Lechner also points out that WERC’s North American Real Estate and Mortgage Forum has taken a data-driven and proactive approach to the housing affordability challenges facing talent mobility programs. “Through comprehensive benchmarking derived from current real estate and mortgage practices, the forum provides mobility stakeholders with actionable insights into the financial impact of evolving brokerage models,” he says. “These resources empower corporate mobility leaders and RMCs to implement policies that not only ensure compliance with emerging regulatory frameworks but also uphold competitive standards of support for transferees.”
Future of Housing Affordability
Housing and rental markets will remain in flux, forcing relocation managers to stay vigilant in addressing affordability pressures. “With median-income households increasingly priced out of the for-sale market, demand for rentals will stay high, pushing up rents and limiting availability in many metro areas,” Lechner says. “This creates a dual challenge: transferees may struggle to qualify for financing on purchases while simultaneously facing competitive, costly rental markets that limit their housing options.”
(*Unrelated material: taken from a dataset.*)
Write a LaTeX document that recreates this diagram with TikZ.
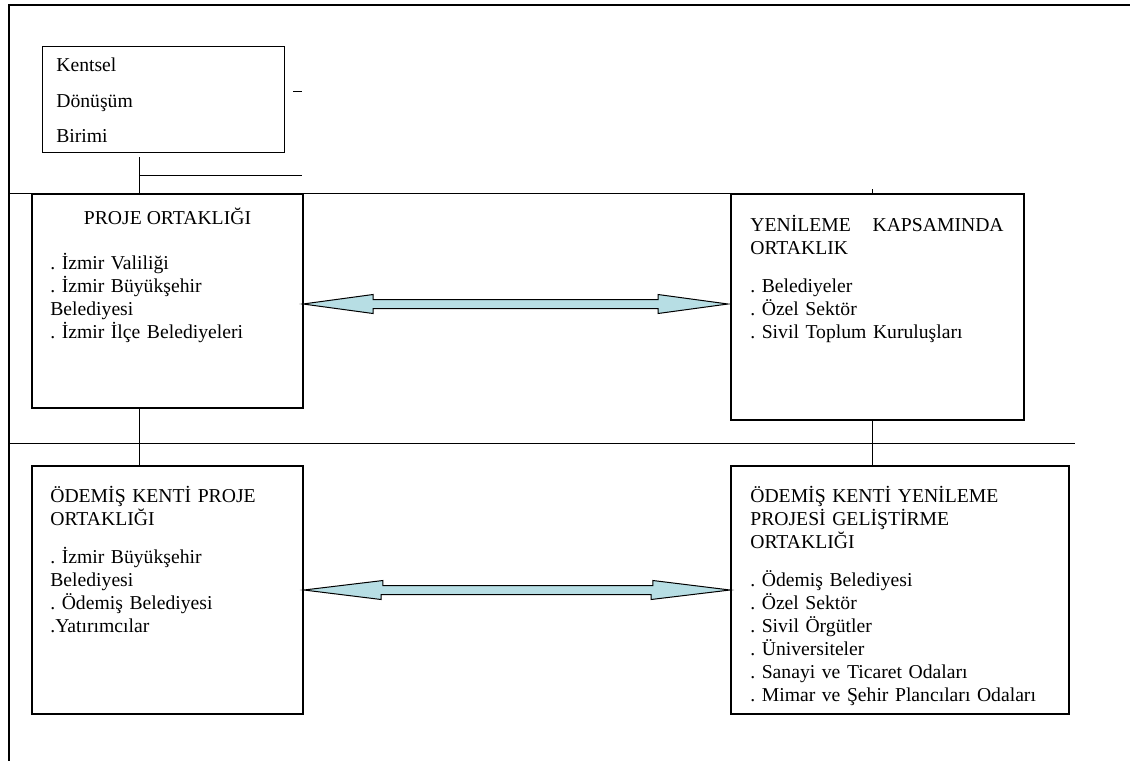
\documentclass[tikz,border=0pt]{standalone}
\usepackage{fontspec}
\setmainfont{Liberation Serif}
\usetikzlibrary{calc}
\frenchspacing

\definecolor{arrowfill}{RGB}{183,222,228}

\begin{document}
\begin{tikzpicture}[
  x=0.6pt, y=-0.6pt,
  unitbox/.style={draw, line width=0.6pt, inner sep=0pt, minimum width=145.2pt, minimum height=63.6pt},
  bigbox/.style={draw, line width=1.1pt, inner sep=0pt},
  txt/.style={font=\fontsize{11.8}{13.8}\selectfont, align=left, text width=200pt,
              anchor=base west, inner sep=0pt},
  head/.style={font=\fontsize{11.8}{13.8}\selectfont, anchor=base, inner sep=0pt},
  link/.style={line width=0.6pt},
  frame/.style={line width=1.1pt},
  dblarrow/.style={draw, line width=0.6pt, fill=arrowfill, line join=miter},
]

\useasboundingbox (0,0) rectangle (1130,761);

% ===== Outer frame =====
\coordinate (f1) at (9,5);
\coordinate (f2) at (1130,5);
\coordinate (f3) at (9,761);
\draw[frame] (f2) -- (f1) -- (f3);

% ===== Kentsel Donusum Birimi =====
\node[unitbox] (kdb) at (163,99) {};
\node[txt] (kdbtxt) at (56,71.5) {Kentsel\\[7.5pt]Dönüşüm\\[7.5pt]Birimi};
\coordinate (dsh1) at (293,91);
\coordinate (dsh2) at (302,91);
\draw[link] (dsh1) -- (dsh2);

% ===== Boxes =====
\node[bigbox, minimum width=162.6pt, minimum height=128.4pt] (pl) at (167.5,301) {};
\node[bigbox, minimum width=175.8pt, minimum height=135.6pt] (yr) at (877.5,307) {};
\node[bigbox, minimum width=162.6pt, minimum height=148.8pt] (bl) at (167.5,590) {};
\node[bigbox, minimum width=202.8pt, minimum height=148.8pt] (br) at (900,590) {};

% ===== Connecting lines =====
\coordinate (k1) at (139,157);
\coordinate (k2) at (139,175);
\coordinate (k3) at (302,175);
\draw[link] (k1) -- (k1 |- pl.north);
\draw[link] (k2) -- (k3);

\coordinate (h1) at (9,193);
\draw[link] (h1) -- (h1 -| yr.west);
\coordinate (t1) at (872,189);
\draw[link] (t1) -- (t1 |- yr.north);

\coordinate (h2) at (9,443);
\coordinate (h3) at (1075,443);
\draw[link] (h2) -- (h3);
\draw[link] (k1 |- pl.south) -- (k1 |- bl.north);
\draw[link] (t1 |- yr.south) -- (t1 |- br.north);

% ===== Double arrows =====
\coordinate (a1) at (303,304);
\coordinate (a2) at (728,304);
\draw[dblarrow] (a1) -- ++(70,-9.5) -- ++(0,5) -- ++(285,0) -- ++(0,-5) -- (a2)
  -- ++(-70,9.5) -- ++(0,-5) -- ++(-285,0) -- ++(0,5) -- cycle;

\coordinate (b1) at (bl.east);
\coordinate (b2) at (br.west);
\draw[dblarrow] (b1) -- ++(79,-9.5) -- ++(0,5) -- ++(270,0) -- ++(0,-5) -- (b2)
  -- ++(-79,9.5) -- ++(0,-5) -- ++(-270,0) -- ++(0,5) -- cycle;

% ===== Texts =====
\node[head] (plhead) at (167.5,224) {PROJE ORTAKLIĞI};
\node[txt] (pltxt) at (50,269) {. İzmir Valiliği\\. İzmir Büyükşehir\\Belediyesi\\. İzmir İlçe Belediyeleri};

\node[txt] (yrtxt) at (750,231) {\makebox[152pt][l]{YENİLEME\hfill KAPSAMINDA}\\ORTAKLIK\\[9pt]%
  . Belediyeler\\. Özel Sektör\\. Sivil Toplum Kuruluşları};

\node[txt] (bltxt) at (50,502) {ÖDEMİŞ KENTİ PROJE\\ORTAKLIĞI\\[9pt]%
  . İzmir Büyükşehir\\Belediyesi\\. Ödemiş Belediyesi\\.Yatırımcılar};

\node[txt] (brtxt) at (750,502) {ÖDEMİŞ KENTİ YENİLEME\\PROJESİ GELİŞTİRME\\ORTAKLIĞI\\[9pt]%
  . Ödemiş Belediyesi\\. Özel Sektör\\. Sivil Örgütler\\. Üniversiteler\\%
  . Sanayi ve Ticaret Odaları\\. Mimar ve Şehir Plancıları Odaları};

\end{tikzpicture}
\end{document}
As a result, home search timelines will lengthen, increasing the need for financial assistance programs or temporary housing. This is particularly true if interest rates don’t drop significantly. Haney points out that even if rates do fall, “I don’t foresee rates dropping back to the record lows—or soaring to the historic highs of 18%.” Regardless, affordability challenges will persist.
Looking ahead, Lechner emphasizes the need for adaptable mobility programs that reflect market shifts. “If rates remain high, employers must prepare for reduced purchasing power and more ‘dual mortgage’ situations,” he says. Conversely, if rates fall, pent-up demand could push home prices even higher, tightening affordability.
Haney sums up the outlook for relocation professionals: “Those who can buy, will, but each micro-market will respond differently, and price points and inventory will continue to play a significant role.” Relocation managers will need agility and targeted support to help transferees navigate today’s challenging housing market.